Raw records

###

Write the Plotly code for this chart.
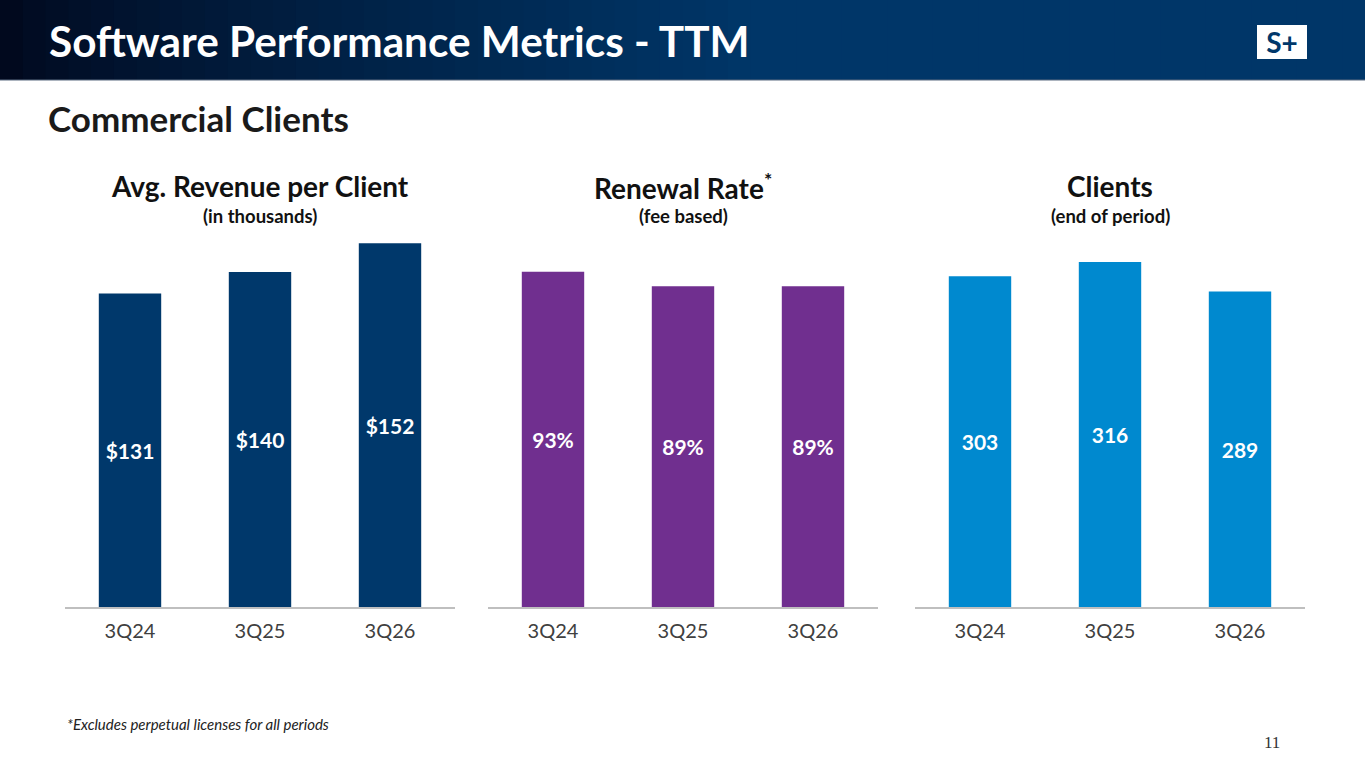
import plotly.graph_objects as go

W, H = 1365, 768

# ---- data ----
periods = ["3Q24", "3Q25", "3Q26"]
avg_revenue = [131, 140, 152]          # $ thousands
renewal_rate = [93, 89, 89]            # %
clients = [303, 316, 289]

revenue_labels = [f"${v}" for v in avg_revenue]
renewal_labels = [f"{v}%" for v in renewal_rate]
client_labels = [f"{v}" for v in clients]

FONT = "Lato"

def px(x):
    return x / W

def py(y):
    return 1 - y / H

fig = go.Figure()

panels = [
    dict(vals=avg_revenue, text=revenue_labels, color="#00386b", x0=65, x1=455, rng=161.3,
         title="Avg. Revenue per Client", sub="(in thousands)"),
    dict(vals=renewal_rate, text=renewal_labels, color="#702f8f", x0=488, x1=878, rng=107.1,
         title="Renewal Rate<sup>*</sup>", sub="(fee based)"),
    dict(vals=clients, text=client_labels, color="#0089cf", x0=915, x1=1305, rng=353.5,
         title="Clients", sub="(end of period)"),
]

y_bottom, y_top = 607, 221
annotations = []
for i, p in enumerate(panels, start=1):
    xa = "x" if i == 1 else f"x{i}"
    ya = "y" if i == 1 else f"y{i}"
    fig.add_trace(go.Bar(
        x=periods, y=p["vals"], text=p["text"], xaxis=xa, yaxis=ya,
        marker=dict(color=p["color"], line=dict(width=0)), width=0.48,
        textposition="inside", insidetextanchor="middle",
        textfont=dict(family=FONT, size=21, color="white", weight="bold"),
        hoverinfo="skip", showlegend=False,
    ))
    xkey = "xaxis" if i == 1 else f"xaxis{i}"
    ykey = "yaxis" if i == 1 else f"yaxis{i}"
    fig.update_layout(**{
        xkey: dict(domain=[px(p["x0"]), px(p["x1"])], anchor=ya, showgrid=False,
                   showline=True, linecolor="#bfbfbf", linewidth=1.5, ticks="",
                   ticklabelstandoff=5, zeroline=False, fixedrange=True,
                   tickfont=dict(family=FONT, size=20, color="#404040")),
        ykey: dict(domain=[py(y_bottom), py(y_top)], anchor=xa, range=[0, p["rng"]],
                   visible=False, showgrid=False, zeroline=False, fixedrange=True),
    })
    cx = px((p["x0"] + p["x1"]) / 2)
    annotations.append(dict(x=cx, y=py(186), xref="paper", yref="paper", text=p["title"],
                            showarrow=False, xanchor="center", yanchor="middle",
                            font=dict(family=FONT, size=28, color="#111111", weight="bold")))
    annotations.append(dict(x=cx, y=py(216), xref="paper", yref="paper", text=p["sub"],
                            showarrow=False, xanchor="center", yanchor="middle",
                            font=dict(family=FONT, size=18.5, color="#111111", weight="bold")))

# header gradient
shapes = []
n = 60
def lerp(a, b, t):
    return tuple(int(round(a[k] + (b[k] - a[k]) * t)) for k in range(3))
c0, c1 = (1, 9, 30), (0, 54, 104)
for k in range(n):
    t = k / (n - 1)
    tt = min(1.0, t / 0.55)
    c = lerp(c0, c1, tt ** 0.8)
    shapes.append(dict(type="rect", xref="paper", yref="paper",
                       x0=k / n, x1=(k + 1) / n + 0.002, y0=py(80), y1=1,
                       fillcolor="rgb(%d,%d,%d)" % c, line=dict(width=0), layer="below"))
shapes.append(dict(type="line", xref="paper", yref="paper", x0=0, x1=1, y0=py(80), y1=py(80),
                   line=dict(color="#5a6a80", width=1)))

annotations += [
    dict(x=px(1282), y=py(42.5), xref="paper", yref="paper", text="<b>S+</b>", showarrow=False,
         xanchor="center", yanchor="middle", bgcolor="white", borderpad=2,
         bordercolor="white", borderwidth=1,
         width=44, height=28, align="center", valign="middle",
         font=dict(family=FONT, size=28, color="#00386b")),
    dict(x=px(47), y=py(40), xref="paper", yref="paper", text="Software Performance Metrics - TTM",
         showarrow=False, xanchor="left", yanchor="middle",
         font=dict(family=FONT, size=42.3, color="white", weight="bold")),
    dict(x=px(46), y=py(118), xref="paper", yref="paper", text="Commercial Clients",
         showarrow=False, xanchor="left", yanchor="middle",
         font=dict(family=FONT, size=35, color="#1a1a1a", weight="bold")),
    dict(x=px(65), y=py(724), xref="paper", yref="paper",
         text="<i>*Excludes perpetual licenses for all periods</i>",
         showarrow=False, xanchor="left", yanchor="middle",
         font=dict(family=FONT, size=15, color="#222222")),
    dict(x=px(1272), y=py(742), xref="paper", yref="paper", text="11",
         showarrow=False, xanchor="center", yanchor="middle",
         font=dict(family="Liberation Serif", size=17, color="#333333")),
]

fig.update_layout(
    width=W, height=H, margin=dict(l=0, r=0, t=0, b=0),
    paper_bgcolor="white", plot_bgcolor="rgba(0,0,0,0)",
    shapes=shapes, annotations=annotations, bargap=0.52,
    uniformtext=dict(mode="show", minsize=10),
)

fig.write_html("out.html", config={"displayModeBar": False})
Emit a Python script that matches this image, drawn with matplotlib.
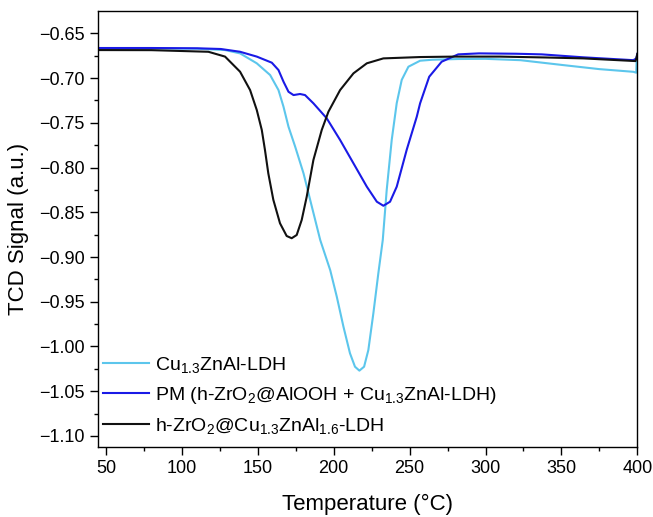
# TPR curves - TCD signal vs temperature

import numpy as np
import matplotlib.pyplot as plt

plt.rcParams['font.family'] = ['Liberation Sans', 'DejaVu Sans']
plt.rcParams['mathtext.fontset'] = 'custom'
plt.rcParams['mathtext.rm'] = 'Liberation Sans'
plt.rcParams['mathtext.it'] = 'Liberation Sans:italic'
plt.rcParams['mathtext.default'] = 'regular'

# Cu1.3ZnAl-LDH (light blue)
t_cu = [45, 80, 110, 128.4, 138.3, 149.3, 158.1, 163.6, 166.9, 170.2, 174.6, 180.1, 185.6,
        191.1, 197.7, 202, 206.4, 210.7, 214, 216.9, 220, 222.8, 226.1, 229.4, 232.3, 234.9,
        238.2, 241.5, 244.8, 249.2, 256.9, 265, 282, 300, 323, 350.7, 375, 397.4, 399.3,
        399.5, 400]
v_cu = [-0.6668, -0.6668, -0.6672, -0.6687, -0.6724, -0.6835, -0.6966, -0.7134, -0.732,
        -0.7544, -0.7767, -0.8065, -0.8438, -0.881, -0.9148, -0.9443, -0.9779, -1.0076,
        -1.0226, -1.027, -1.0226, -1.004, -0.963, -0.918, -0.881, -0.825, -0.7692, -0.728,
        -0.702, -0.6873, -0.6806, -0.6795, -0.6787, -0.6785, -0.680, -0.6854, -0.690, -0.693,
        -0.694, -0.682, -0.681]

# PM (h-ZrO2@AlOOH + Cu1.3ZnAl-LDH) (blue)
t_pm = [45, 80, 110, 125.6, 138.3, 149.3, 159.2, 163.6, 166.9, 170.2, 173.5, 177.8, 181.1,
        186.6, 195.4, 204.2, 213, 221.8, 228.4, 232.7, 237.1, 241.5, 248.1, 254.7, 256.9,
        262.9, 271.1, 282, 295.7, 320, 337, 364.4, 397.4, 399.3, 400]
v_pm = [-0.6664, -0.6664, -0.6667, -0.6675, -0.6706, -0.676, -0.6828, -0.691, -0.704, -0.7153,
        -0.719, -0.7178, -0.719, -0.7282, -0.745, -0.7692, -0.7953, -0.8214, -0.8382, -0.8427,
        -0.8382, -0.8214, -0.780, -0.7432, -0.7282, -0.6985, -0.6817, -0.6735, -0.6724,
        -0.6728, -0.6735, -0.6768, -0.680, -0.678, -0.673]

# h-ZrO2@Cu1.3ZnAl1.6-LDH (black)
t_zr = [45, 80, 117.4, 128.4, 138.3, 144.9, 149.3, 152.6, 154.7, 156.9, 160.2, 164.6, 169,
        172.3, 175.6, 178.9, 182.2, 186.6, 192.1, 196.5, 204.2, 213, 221.8, 232.7, 256.9, 280,
        309.6, 340, 364.4, 398.8, 399.5, 400]
v_zr = [-0.6687, -0.6688, -0.6706, -0.676, -0.6929, -0.7134, -0.7357, -0.758, -0.7804, -0.8065,
        -0.836, -0.8623, -0.8765, -0.879, -0.8754, -0.8586, -0.8326, -0.7916, -0.758, -0.7376,
        -0.7134, -0.6947, -0.6835, -0.678, -0.6765, -0.676, -0.676, -0.677, -0.678, -0.681,
        -0.677, -0.673]

labels = [r'Cu$_{1.3}$ZnAl-LDH',
          r'PM (h-ZrO$_2$@AlOOH + Cu$_{1.3}$ZnAl-LDH)',
          r'h-ZrO$_2$@Cu$_{1.3}$ZnAl$_{1.6}$-LDH']
colors = ['#5cc6ec', '#1a1ae6', '#111111']

fig = plt.figure(figsize=(6.53, 5.17), dpi=100)
ax = fig.add_axes([0.1496, 0.136, 0.8264, 0.8433])

ax.plot(t_cu, v_cu, color=colors[0], lw=1.5, label=labels[0])
ax.plot(t_pm, v_pm, color=colors[1], lw=1.5, label=labels[1])
ax.plot(t_zr, v_zr, color=colors[2], lw=1.5, label=labels[2])

ax.set_xlim(44.5, 400)
ax.set_ylim(-1.112, -0.6247)
ax.set_xticks(np.arange(50, 401, 50))
ax.set_xticks(np.arange(75, 400, 50), minor=True)
yt = np.arange(-1.10, -0.64, 0.05)
ax.set_yticks(yt)
ax.set_yticks(np.arange(-1.075, -0.63, 0.05), minor=True)
ax.set_yticklabels([('%.2f' % v).replace('-', '\u2212') for v in yt])

ax.tick_params(which='major', length=5.5, width=1, labelsize=13, pad=4, direction='out')
ax.tick_params(which='minor', length=3, width=1, direction='out')
for s in ax.spines.values():
    s.set_linewidth(1)

ax.set_xlabel('Temperature (°C)', fontsize=16)
ax.set_ylabel('TCD Signal (a.u.)', fontsize=16)
ax.xaxis.set_label_coords(0.5, -0.108)
ax.yaxis.set_label_coords(-0.127, 0.5)

ax.legend(loc='lower left', bbox_to_anchor=(-0.015, -0.006), frameon=False, fontsize=14,
          handlelength=2.35, handletextpad=0.33, labelspacing=0.5, borderaxespad=0.3)

fig.savefig('out.png', dpi=100)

###

§ What the task requires
Only the lines from the start of the records to the line with "fig = go.Figure()" belong in the copy. Print them exactly, minus pictures.

§ Output for this task
Write the Plotly code for this chart.
import plotly.graph_objects as go

W, H = 1365, 768

# ---- data ----
periods = ["3Q24", "3Q25", "3Q26"]
avg_revenue = [131, 140, 152]          # $ thousands
renewal_rate = [93, 89, 89]            # %
clients = [303, 316, 289]

revenue_labels = [f"${v}" for v in avg_revenue]
renewal_labels = [f"{v}%" for v in renewal_rate]
client_labels = [f"{v}" for v in clients]

FONT = "Lato"

def px(x):
    return x / W

def py(y):
    return 1 - y / H

fig = go.Figure()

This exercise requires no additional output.